Tried in google-colab:
!pip install autocorrect
from autocorrect import spell
train['text'] = [' '.join([spell(i) for i in x.split()]) for x in train['text']]
But it's taking forever to come to a halt. Is there a better way to auto-correct the pandas column? How to do it?
P.S.: the dataset is large enough, having around 5000 rows and each train['text']
value has around 300 words and is of type str
. I have not broken the train['text']
into sentences.
First, some sample data:
from typing import List
from autocorrect import spell
import pandas as pd
from sklearn.datasets import fetch_20newsgroups
data_train: List[str] = fetch_20newsgroups(
subset='train',
categories=['alt.atheism', 'talk.religion.misc', 'comp.graphics', 'sci.space'],
shuffle=True,
random_state=444
).data
df = pd.DataFrame({"train": data_train})
Corpus size:
>>> df.shape
(2034, 1)
Mean length of document in characters:
>>> df["train"].str.len().mean()
1956.4896755162242
First observation: spell()
(I've never used autocorrect
) is reaallly slow. It takes 7.77s just on one document!
>>> first_doc = df.iat[0, 0]
>>> len(first_doc.split())
547
>>> first_doc[:100]
'From: dbm0000@tm0006.lerc.nasa.gov (David B. Mckissock)\nSubject: Gibbons Outlines SSF Redesign Guida'
>>> %time " ".join((spell(i) for i in first_doc.split()))

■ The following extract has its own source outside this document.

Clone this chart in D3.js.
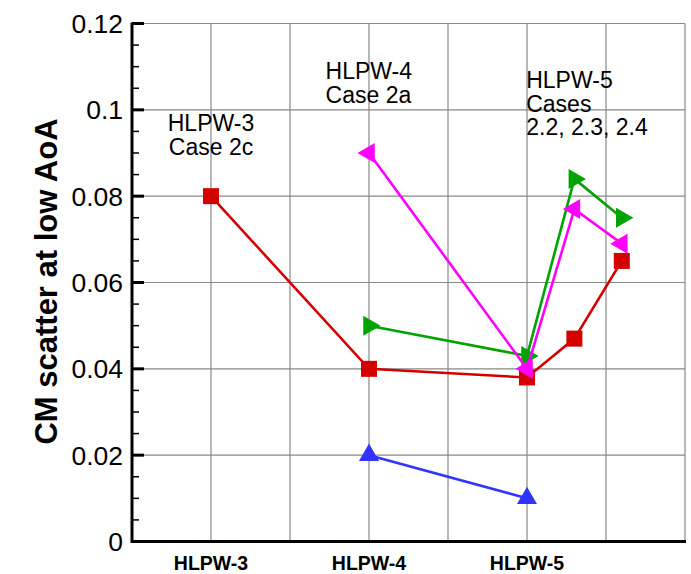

CPU times: user 7.77 s, sys: 159 ms, total: 7.93 s
Wall time: 7.93 s
So that function, rather than choosing between a vectorized Pandas method or .apply()
, is probably your bottleneck. A back of the envelope calculation, given that this document is roughly 1/3 as long as the average, has your total, non-parallelized calculation time at 7.93 * 3 * 2034 == 48,388 seconds. Not pretty.
To that end, consider parallelization. This is a highly parallelization task: apply a CPU-bound, simple callable across a collection of documents. concurrent.futures
has an easy API for this. At this point, you can take the data structure out of Pandas and into something lightweight, such as a list or tuple.
Example:
>>> corpus = df["train"].tolist() # or just data_train from above...
>>> import concurrent.futures
>>> import os
>>> os.cpu_count()
24
>>> with concurrent.futures.ProcessPoolExecutor() as executor:
... corrected = executor.map(lambda doc: " ".join((spell(i) for i in doc)), corpus)